The droll things which daily occurred in these schools, and the wonderful replies received from the scholars to questions testing their information, amused her intensely, and the more unruly were the young scamps, the more, I think, in her secret heart, she liked them, and gloried in taming them. She used to say, “Only to get them to use the school comb is something!” There was the boy who defined Conscience to me as “a thing a gen’elman hasn’t got, who, when a boy finds his purse and gives it back to him, doesn’t give the boy sixpence.” There was the boy who, sharing in my Sunday evening lecture on “Thankfulness,”—wherein I had pointed out the grass and blossoming trees on the Downs as subjects for praise,—was interrogated as to which pleasure he enjoyed most in the course of the year? replied candidly, “Cock-fightin’, ma’am. There’s a pit up by the ‘Black Boy’ as is worth anythink in Brissel!”

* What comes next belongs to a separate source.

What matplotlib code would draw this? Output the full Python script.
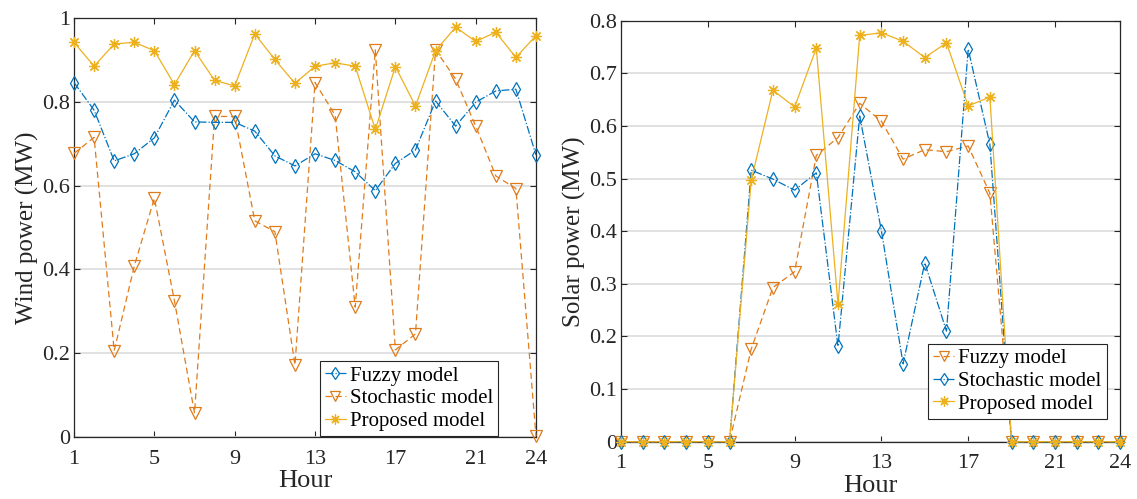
"""Wind / solar power comparison, fuzzy vs stochastic vs proposed."""
import matplotlib
matplotlib.use("Agg")
import matplotlib.pyplot as plt
import numpy as np

plt.rcParams["font.family"] = ["Liberation Serif", "DejaVu Serif"]

hours = np.arange(1, 25)
xticks = [1, 5, 9, 13, 17, 21, 24]

# wind (left panel)
wind_fuzzy = [0.846, 0.780, 0.659, 0.676, 0.714, 0.804, 0.752, 0.751, 0.751, 0.730,
              0.671, 0.647, 0.676, 0.660, 0.633, 0.588, 0.653, 0.685, 0.802, 0.742,
              0.799, 0.826, 0.830, 0.673]
wind_stoch = [0.677, 0.715, 0.206, 0.408, 0.570, 0.325, 0.057, 0.765, 0.765, 0.516,
              0.490, 0.172, 0.846, 0.768, 0.310, 0.924, 0.208, 0.246, 0.924, 0.854,
              0.742, 0.623, 0.593, 0.002]
wind_prop = [0.942, 0.885, 0.938, 0.942, 0.922, 0.841, 0.922, 0.851, 0.838, 0.962,
             0.901, 0.844, 0.885, 0.893, 0.885, 0.734, 0.884, 0.790, 0.922, 0.978,
             0.944, 0.966, 0.906, 0.958]

# solar (right panel)
solar_fuzzy = [0, 0, 0, 0, 0, 0, 0.176, 0.293, 0.323, 0.544, 0.578, 0.643, 0.609,
               0.537, 0.555, 0.551, 0.562, 0.472, 0, 0, 0, 0, 0, 0]
solar_stoch = [0, 0, 0, 0, 0, 0, 0.516, 0.499, 0.478, 0.511, 0.181, 0.619, 0.401,
               0.148, 0.340, 0.210, 0.746, 0.565, 0, 0, 0, 0, 0, 0]
solar_prop = [0, 0, 0, 0, 0, 0, 0.497, 0.668, 0.636, 0.748, 0.261, 0.772, 0.777,
              0.761, 0.730, 0.758, 0.638, 0.655, 0, 0, 0, 0, 0, 0]

BLUE = "#0072BD"
ORANGE = "#E07B1A"
YELLOW = "#EDB120"
AST = (8, 2, 0)
FS = 16

blue_kw = dict(color=BLUE, ls="-.", lw=0.9, marker="d", ms=7, mfc="none", mew=0.9,
               clip_on=False)
orange_kw = dict(color=ORANGE, ls="--", lw=0.9, marker="v", ms=8, mfc="none", mew=0.9,
                 dashes=(5, 3), clip_on=False)
yellow_kw = dict(color=YELLOW, ls="-", lw=0.9, marker=AST, ms=8, mew=0.9, clip_on=False)


def style(ax, ylim, yticks, ylabels, ylabel):
    ax.set_xlim(1, 24)
    ax.set_ylim(*ylim)
    ax.set_xticks(xticks)
    ax.set_xticklabels([str(t) for t in xticks], fontsize=FS)
    ax.set_yticks(yticks)
    ax.set_yticklabels(ylabels, fontsize=FS)
    ax.tick_params(direction="in", top=True, right=True, length=4, width=0.8,
                   colors="#262626")
    ax.tick_params(axis="x", pad=9)
    ax.tick_params(axis="y", pad=3)
    ax.yaxis.grid(True, color="#dcdcdc", lw=1.2)
    ax.set_axisbelow(True)
    for s in ax.spines.values():
        s.set_color("#262626")
        s.set_linewidth(0.9)
    ax.set_xlabel("Hour", fontsize=19, labelpad=1, color="#262626")
    ax.set_ylabel(ylabel, fontsize=18, labelpad=2, color="#262626")


fig = plt.figure(figsize=(11.37, 4.99), dpi=100)
ax1 = fig.add_axes([0.0651, 0.1242, 0.4063, 0.8397])
ax2 = fig.add_axes([0.5462, 0.1148, 0.4389, 0.8437])

ax1.plot(hours, wind_stoch, **orange_kw, label="Stochastic model", zorder=3)
ax1.plot(hours, wind_fuzzy, **blue_kw, label="Fuzzy model", zorder=4)
ax1.plot(hours, wind_prop, **yellow_kw, label="Proposed model", zorder=5)
style(ax1, (0, 1), np.arange(0, 1.01, 0.2), ["0", "0.2", "0.4", "0.6", "0.8", "1"],
      "Wind power (MW)")
h, l = ax1.get_legend_handles_labels()
leg1 = ax1.legend([h[1], h[0], h[2]], [l[1], l[0], l[2]], loc="lower left",
                  bbox_to_anchor=(0.532, 0.002), borderaxespad=0, fontsize=15,
                  fancybox=False, framealpha=1, edgecolor="#262626",
                  handlelength=1.0, handletextpad=0.2, labelspacing=0.15,
                  borderpad=0.25, markerscale=0.9)
leg1.get_frame().set_linewidth(0.8)

ax2.plot(hours, solar_fuzzy, **orange_kw, label="Fuzzy model", zorder=3)
ax2.plot(hours, solar_stoch, **blue_kw, label="Stochastic model", zorder=4)
ax2.plot(hours, solar_prop, **yellow_kw, label="Proposed model", zorder=5)
style(ax2, (0, 0.8), np.arange(0, 0.81, 0.1),
      ["0", "0.1", "0.2", "0.3", "0.4", "0.5", "0.6", "0.7", "0.8"], "Solar power (MW)")
leg2 = ax2.legend(loc="lower left", bbox_to_anchor=(0.615, 0.054), borderaxespad=0,
                  fontsize=15, fancybox=False, framealpha=1, edgecolor="#262626",
                  handlelength=1.0, handletextpad=0.2, labelspacing=0.15,
                  borderpad=0.25, markerscale=0.9)
leg2.get_frame().set_linewidth(0.8)

fig.savefig("out.png", dpi=100)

The clergy troubled us little. One day an impressive young curate entered and sat silent, sternly critical to note what heresies were being instilled into the minds of his flock. “I am giving a lesson on Palestine,” I said; “I have just been at Jerusalem.” “In what sense?” said the awful young man, darkly discerning some mysticism (of the Swedenborgian kind, perhaps) beneath the simple statement. The boys who were dismissed from the school for obstreperous behaviour were a great difficulty to us, usually employing themselves in shouting and hammering at the door. One winter’s night when it was raining heavily, as I was passing through Lewin’s Mead, I was greeted by a chorus of voices, “Cob-web, Cob-web!” emanating from the depths of a black archway. Standing still under my umbrella, and looking down the cavern, I remarked, “Don’t you think I must be a little tougher than a cobweb to come out such a night as this to teach such little scamps as you?”

“Indeed you is, Mum; that’s true! And stouter too!”